ByRudie Obias, writer at Creators.co
Pop Culture and Movie Blogger (mental _floss and UPROXX). Film Geek. Charming Man. Always Asian. NYC. Follow me @Rudie_Obias.
Rudie Obias

A few years ago, the Film Society of Lincoln Center, who host the New York Film Festival, re-introduced secret screenings to their annual slate. The films chosen for the New York Film Festival are highly anticipated prestige films from high caliber directors and movie studios. These movies premiere months before their official release. The first secret screening was back in 1991 with Disney's Beauty & the Beast premiering two months before its official release. In 2011, Martin Scorsese's Hugo was the film at the center of the secret screening with Steven Spielberg's Lincoln following the next year in 2012. The next year, rumors swirled that the secret screening would be Scorsese's The Wolf of Wall Street, but the film was not ready for a public viewing, so there was no secret screening in 2013. In all of these cases, the films were unfinished and a "work print" was screening for the people lucky enough to buy a ticket.

This year was a bit different. Instead of a secret screening, the New York Film Festival put on a surprise screening of "a highly anticipated 2015 release from a New York Film Festival favorite!" In this case, the rumors were correct and pointed to Noah Baumbach's latest While We're Young. And while I'm a fan of Baumbach's work, I was slightly disappointed with the selection, considering that the movie already screened at this year's Toronto International Film Festival a few weeks ago and Baumbach isn't as high caliber as a Scorsese or a Spielberg. But alas, I'm always up for a new film from Noah Baumbach.

While We're Young follows Josh & Cornelia, played by Ben Stiller & Naomi Watts, respectively, a married couple in their early 40s adjusting to all of their friends having children. They're in a middle ground in their relationship, as they are unable, yet happy to not have children in their lives. The couple is going through a midlife crisis when they meet Jamie & Darby, played by Adam Driver & Amanda Seyfried, who reinvigorate their lives Josh is a documentary filmmaker struggling to get his latest film off the ground, while Jamie is an aspiring documentarian. Josh takes Jamie under his wing, while Cornelia opts to produce Jamie's first effort. Josh emphasizes honesty and finding a story in filmmaking, which, sadly, Noah Baumbach lacks in While We're Young.

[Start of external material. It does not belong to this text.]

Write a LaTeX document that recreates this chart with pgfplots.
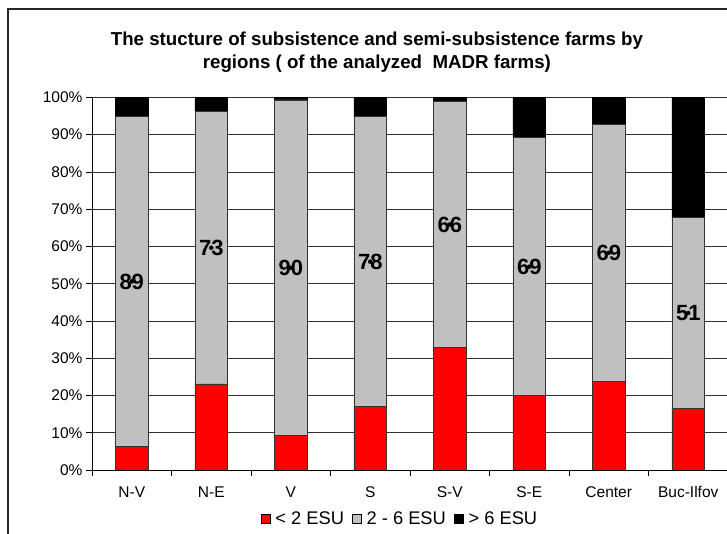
\documentclass[border=0pt]{standalone}
\usepackage{fontspec}
\setmainfont{Liberation Sans}
\usepackage{pgfplots}
\pgfplotsset{compat=1.18}

\definecolor{lowred}{RGB}{255,0,0}
\definecolor{midgray}{RGB}{192,192,192}

\pgfplotsset{
  common/.style={
    scale only axis,
    width=636pt, height=372.6pt,
    at={(92pt,64pt)}, anchor=south west,
    xmin=-0.5, xmax=7.5,
    ymin=0, ymax=100,
  },
}

\begin{document}
\begin{tikzpicture}
\path[use as bounding box] (0,0) rectangle (727pt,534pt);
\draw[black!85, line width=1.5pt] (8pt,-2pt) -- (8pt,525pt) -- (729pt,525pt);

\begin{axis}[
  common,
  ybar stacked,
  bar width=32.6pt,
  axis x line*=bottom,
  axis y line*=left,
  axis line style={black, line width=0.8pt},
  xtick={0,...,7},
  xticklabels={N-V,N-E,V,S,S-V,S-E,Center,Buc-Ilfov},
  major x tick style={draw=none},
  minor xtick={-0.5,0.5,...,7.5},
  minor x tick style={black, line width=0.8pt},
  minor tick length=6pt,
  xticklabel style={yshift=-7pt},
  ytick={0,10,...,100},
  yticklabels={0\%,10\%,20\%,30\%,40\%,50\%,60\%,70\%,80\%,90\%,100\%},
  tick align=outside,
  major tick length=6pt,
  y tick style={black, line width=0.8pt},
  ymajorgrids,
  major grid style={black!80, line width=0.8pt},
  tick label style={font=\fontsize{15.5}{15.5}\selectfont},
  title={The stucture of subsistence and semi-subsistence farms by\\regions ( of the analyzed\ \ MADR farms)},
  title style={at={(0.448,1.106)}, anchor=center, align=center,
    font=\bfseries\fontsize{18.7}{22.7}\selectfont},
  legend columns=3,
  legend style={draw=none, at={(0.485,-0.1315)}, anchor=center,
    font=\fontsize{18.3}{18.3}\selectfont,
    nodes={inner xsep=3pt},
    /tikz/every odd column/.append style={column sep=2pt},
    /tikz/every even column/.append style={column sep=5pt}},
  legend image code/.code={\draw[#1, draw=black, line width=0.6pt] (0pt,-4pt) rectangle (9pt,4.5pt);},
]
\addplot[fill=lowred, draw=black!80, line width=0.8pt] coordinates {
  (0,6.4) (1,23.1) (2,9.2) (3,17.0) (4,32.8) (5,19.9) (6,23.8) (7,16.6)};
\addplot[fill=midgray, draw=black!80, line width=0.8pt] coordinates {
  (0,88.4) (1,73.1) (2,90.1) (3,77.8) (4,66.2) (5,69.3) (6,69.0) (7,51.1)};
\addplot[fill=black, draw=black, line width=0.8pt] coordinates {
  (0,5.2) (1,3.8) (2,0.7) (3,5.2) (4,1.0) (5,10.8) (6,7.2) (7,32.3)};
\legend{< 2 ESU, 2 - 6 ESU, > 6 ESU}
\end{axis}

\begin{axis}[
  common,
  hide axis,
]
\addplot[only marks, mark=*, mark options={draw=none, fill=none},
  point meta=explicit symbolic,
  nodes near coords,
  every node near coord/.append style={anchor=center, inner sep=0pt,
    font=\bfseries\fontsize{22}{22}\selectfont},
] coordinates {
  (0,50.6) [89] (1,59.65) [73] (2,54.25) [90] (3,55.9) [78]
  (4,65.9) [66] (5,54.55) [69] (6,58.3) [69] (7,42.15) [51]};
\end{axis}
\end{tikzpicture}
\end{document}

Honestly, the film is lousy. It's too highbrow for board comedy, while its comedy firmly tries to sit with general audiences. While We're Young sounds interesting on paper, a middle-aged couple find new life and excitement via a younger and hipper one, but in execution, something is lacking when one of its biggest set pieces involve spiritual vomiting into big plastic buckets. The film lacks the kind of honesty Josh's character tries to ingrain into young Jamie, as While We're Young comes off as phony with broad generalizations and comical stereotypes about youth and young urban Bohemian culture (IE hipster culture).

The performances in While We're Young are fine. Ben Stiller has made a career out of playing fumbling, well meaning guys, while Noami Watts and Amanda Seyfried, shockingly, don't have enough to do in the movie. Adam Driver plays the same arrogant and selfish hipster-type that he plays in almost everything he agrees to be in, but still can't capture that same feeling or interest that he gives his characters on HBO's Girls and Frances Ha. The big standout in While We're Young is Adam Horovitz (AKA Ad-Rock from Beastie Boys). Horovitz should consider taking more acting jobs because he's really the only honest and charismatic character in the whole film. Well, there is Charles Grodin, who is always a delight to watch on the big screen.

Stiller & Charles Grodin
Stiller & Charles Grodin

While We're Young takes a sharp shift when the film stops exploring themes of aging and youth culture, and takes a new direction into documentary filmmaking. Both sides of the film feels very unsatisfying, while we leave the theater thinking that we didn't learn much about any of these characters on the big screen, despite spending more than 90 minutes with them. It seems that all that fun energy and excitement from Noah Baumbach's previous film Frances Ha didn't cross the East River into While We're Young. It's almost shocking that the same director who made Kicking & Screaming, a movie that celebrated youth culture, made While We're Young, a movie that mocks it.